The America business culture is one of meetings, meetings and more meetings…more than any other country.  Statistics show however, that a large percentage of these meetings may actually hamper productivity. A contributor to this statistic is the fact that meetings are often not well run, not well attended or the content is not efficiently communicated.

Effective meetings are a way for us to interact with each other.  This is tremendously important in an era where email has invaded the office environment and has begun a fast and furious spread of an epidemic of non-personal communication/interaction.

Email is an efficient form of communication. However, communicating in person, either one on one or in a group meeting is critical. When you listen to how something is said, watch the facial expressions used and hear all the implied meanings…these are all components of effective communication…. components that are not possible with email.

Communicating in person is important because it enables people to understand each other more clearly, which helps them to get along better. It also helps to more accurately understand the plans and goals of your organization and get the job done.

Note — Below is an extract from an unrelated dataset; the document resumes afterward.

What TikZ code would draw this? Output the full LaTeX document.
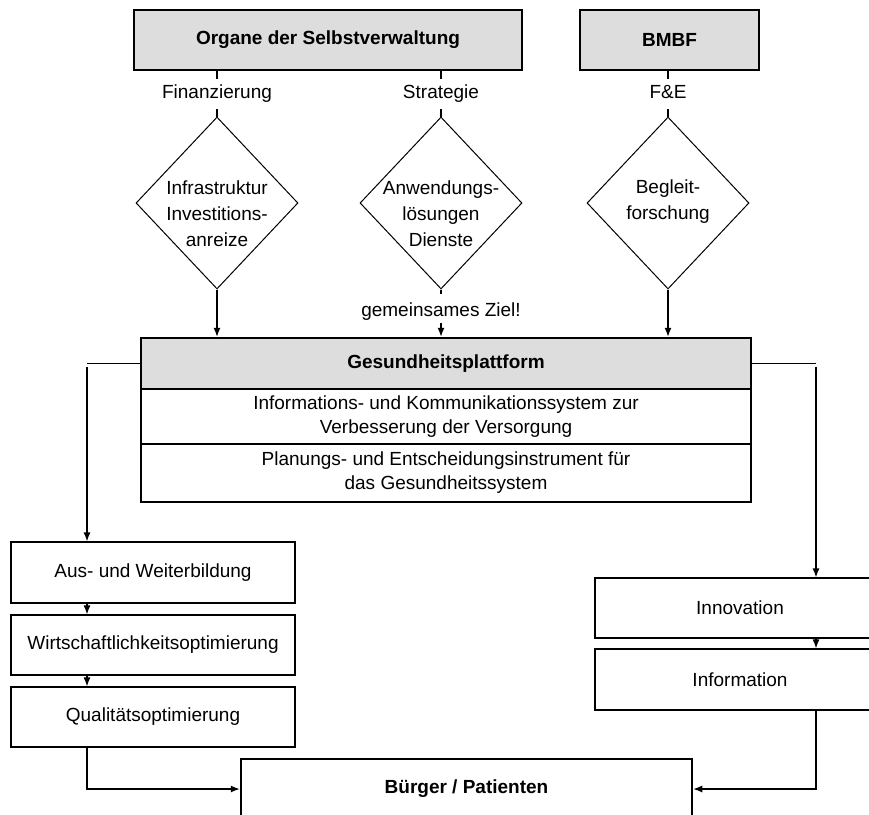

The business meeting is usually comprised of the participants and the host or chairperson. In order for an effective meeting to occur all must do their part to respect each other, allowing the maximum productivity to occur.  These meetings are often the only interaction with superiors and co-workers you may have in a day or even in a week. 

This article focuses more on the meeting protocol for the participants.  Following these meeting manners tips allows you be at ease, be likeable and show your professional savvy in the business meeting atmosphere.

  • Be on time or a few minutes early.  Being on time shows respect for another’s time.
  • Turn off cell phones and beepers before entering the meeting.
  • Enter the room with purpose, but wait to be seated or ask where to be seated, if it is not obvious.
  • Sit with good posture and do not slump over in the chair.
  • Acknowledge those around you with good eye contact, a smile or even a verbal greeting.  
  • Refrain from tapping your foot, a pencil or continuously looking at your watch…no nervous habits.
  • Come prepared to take notes.
  • Be a good listener, and absorb the information from those around you.
  • If you do not understand something, ask questions.
  • Be careful about displaying any anger, disagreement or disappointment.
  • Think before you speak.
  • Talk about the team and not about yourself.
  • Avoid interrupting others.
  • If glasses are provided for the refreshments, do not drink out of a bottle or can.

When the meeting is over, speak to the host before leaving. Be sure to not get up and leave the meeting before it is over for any other reason other than an emergency. Moving about in a meeting is not only rude, but is distracting to others and can cause an interruption where information is lost due to a break in everyone’s concentration.  If you know you must leave early, sit in a spot with quick and easy access to the door in the back of the room and let your host know ahead of time. When it is time, slip out quietly and quickly.

Being a polite participant is half the effort for a productive meeting.